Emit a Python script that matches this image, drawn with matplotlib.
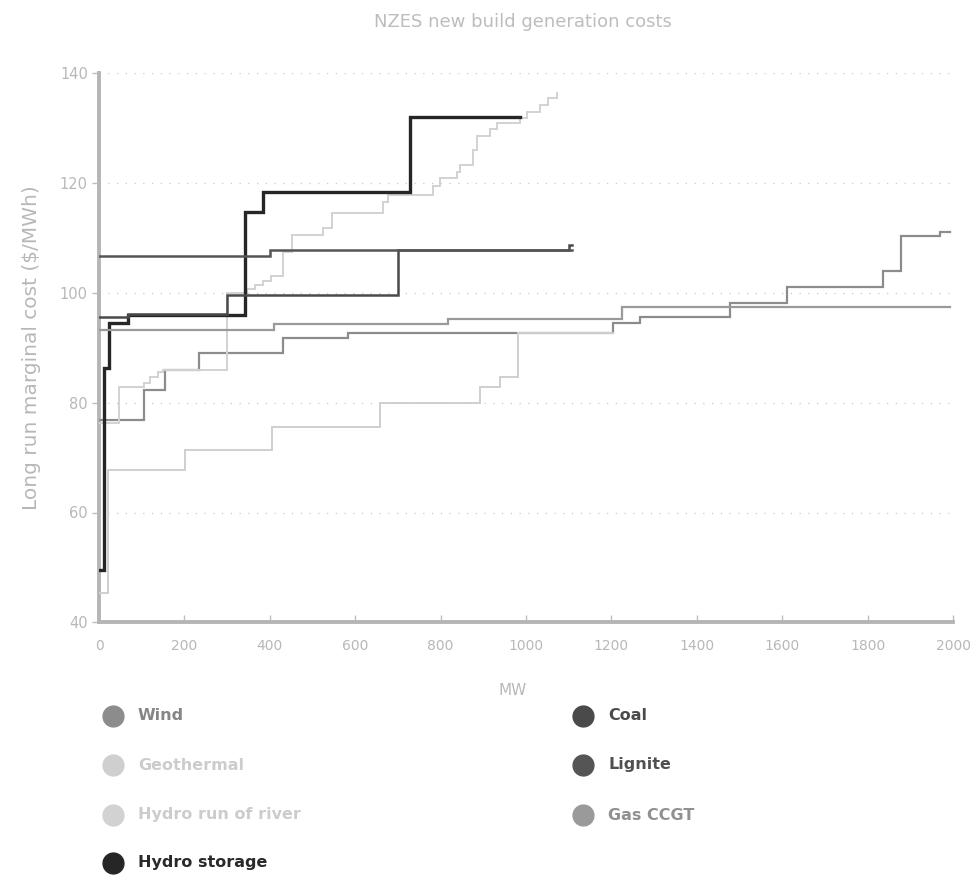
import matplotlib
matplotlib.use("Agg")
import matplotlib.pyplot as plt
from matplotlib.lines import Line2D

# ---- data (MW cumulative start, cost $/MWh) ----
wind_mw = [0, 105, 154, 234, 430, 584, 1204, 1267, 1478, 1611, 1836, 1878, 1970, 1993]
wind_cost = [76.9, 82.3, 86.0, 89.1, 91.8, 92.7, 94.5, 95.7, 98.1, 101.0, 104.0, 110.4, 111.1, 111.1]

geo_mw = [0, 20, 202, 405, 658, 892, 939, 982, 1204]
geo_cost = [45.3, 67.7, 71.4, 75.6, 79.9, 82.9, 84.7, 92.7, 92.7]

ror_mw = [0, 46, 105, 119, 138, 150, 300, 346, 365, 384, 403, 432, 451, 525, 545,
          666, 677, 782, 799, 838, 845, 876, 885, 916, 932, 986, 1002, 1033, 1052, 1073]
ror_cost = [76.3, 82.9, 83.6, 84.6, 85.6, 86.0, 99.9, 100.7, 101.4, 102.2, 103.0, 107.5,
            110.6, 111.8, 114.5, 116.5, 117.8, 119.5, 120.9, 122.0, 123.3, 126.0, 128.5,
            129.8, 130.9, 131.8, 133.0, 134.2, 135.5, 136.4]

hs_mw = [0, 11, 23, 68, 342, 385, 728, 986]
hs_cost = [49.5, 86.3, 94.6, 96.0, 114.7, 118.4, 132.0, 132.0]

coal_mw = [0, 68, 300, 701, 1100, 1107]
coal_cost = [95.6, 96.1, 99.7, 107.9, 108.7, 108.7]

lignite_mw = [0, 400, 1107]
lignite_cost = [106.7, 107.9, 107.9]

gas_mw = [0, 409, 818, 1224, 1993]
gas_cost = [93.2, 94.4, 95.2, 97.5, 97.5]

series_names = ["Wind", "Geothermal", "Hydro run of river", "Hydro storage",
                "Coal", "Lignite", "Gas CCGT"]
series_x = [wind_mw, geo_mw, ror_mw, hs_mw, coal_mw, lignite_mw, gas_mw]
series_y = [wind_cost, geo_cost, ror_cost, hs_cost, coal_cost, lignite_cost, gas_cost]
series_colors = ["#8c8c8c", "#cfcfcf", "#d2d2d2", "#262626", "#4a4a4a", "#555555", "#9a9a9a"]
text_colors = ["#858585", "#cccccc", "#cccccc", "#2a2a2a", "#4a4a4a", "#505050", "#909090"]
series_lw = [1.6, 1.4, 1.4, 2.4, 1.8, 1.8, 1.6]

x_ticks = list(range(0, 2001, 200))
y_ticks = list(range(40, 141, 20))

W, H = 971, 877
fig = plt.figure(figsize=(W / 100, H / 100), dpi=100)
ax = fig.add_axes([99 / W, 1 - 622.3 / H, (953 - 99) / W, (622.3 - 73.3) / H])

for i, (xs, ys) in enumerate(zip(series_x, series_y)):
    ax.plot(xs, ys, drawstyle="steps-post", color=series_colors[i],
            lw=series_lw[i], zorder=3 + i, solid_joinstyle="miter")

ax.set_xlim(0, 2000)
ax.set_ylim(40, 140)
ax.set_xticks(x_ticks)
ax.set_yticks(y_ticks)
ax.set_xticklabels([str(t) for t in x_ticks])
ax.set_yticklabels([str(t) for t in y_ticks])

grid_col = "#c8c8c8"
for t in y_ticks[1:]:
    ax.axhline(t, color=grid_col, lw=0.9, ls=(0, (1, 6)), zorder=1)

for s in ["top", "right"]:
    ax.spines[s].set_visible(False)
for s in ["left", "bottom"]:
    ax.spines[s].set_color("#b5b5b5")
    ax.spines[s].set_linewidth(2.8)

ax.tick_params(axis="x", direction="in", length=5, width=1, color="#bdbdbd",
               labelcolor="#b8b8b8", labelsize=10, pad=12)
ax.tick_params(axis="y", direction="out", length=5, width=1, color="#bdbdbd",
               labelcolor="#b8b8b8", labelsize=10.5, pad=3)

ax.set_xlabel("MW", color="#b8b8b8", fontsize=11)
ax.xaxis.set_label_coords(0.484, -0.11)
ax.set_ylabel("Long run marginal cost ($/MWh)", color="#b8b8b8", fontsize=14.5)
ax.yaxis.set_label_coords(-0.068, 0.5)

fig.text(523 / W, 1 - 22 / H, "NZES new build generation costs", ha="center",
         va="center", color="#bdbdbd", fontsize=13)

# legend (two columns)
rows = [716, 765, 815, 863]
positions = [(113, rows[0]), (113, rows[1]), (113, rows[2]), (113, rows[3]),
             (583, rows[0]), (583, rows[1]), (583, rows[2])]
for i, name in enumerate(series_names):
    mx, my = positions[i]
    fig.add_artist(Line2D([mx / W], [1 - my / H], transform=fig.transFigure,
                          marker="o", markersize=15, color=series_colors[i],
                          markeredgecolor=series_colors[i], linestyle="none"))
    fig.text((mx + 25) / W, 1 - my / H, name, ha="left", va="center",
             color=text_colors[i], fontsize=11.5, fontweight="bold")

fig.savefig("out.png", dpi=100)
------------------------------------------------------------
GIVEN INSTRUCTION:
Copy nothing but the lines from the top of the data down to the line containing "from matplotlib.lines import Line2D", and leave the pictures out.

RESULT FOR THIS EXERCISE:
Emit a Python script that matches this image, drawn with matplotlib.
import matplotlib
matplotlib.use("Agg")
import matplotlib.pyplot as plt
from matplotlib.lines import Line2D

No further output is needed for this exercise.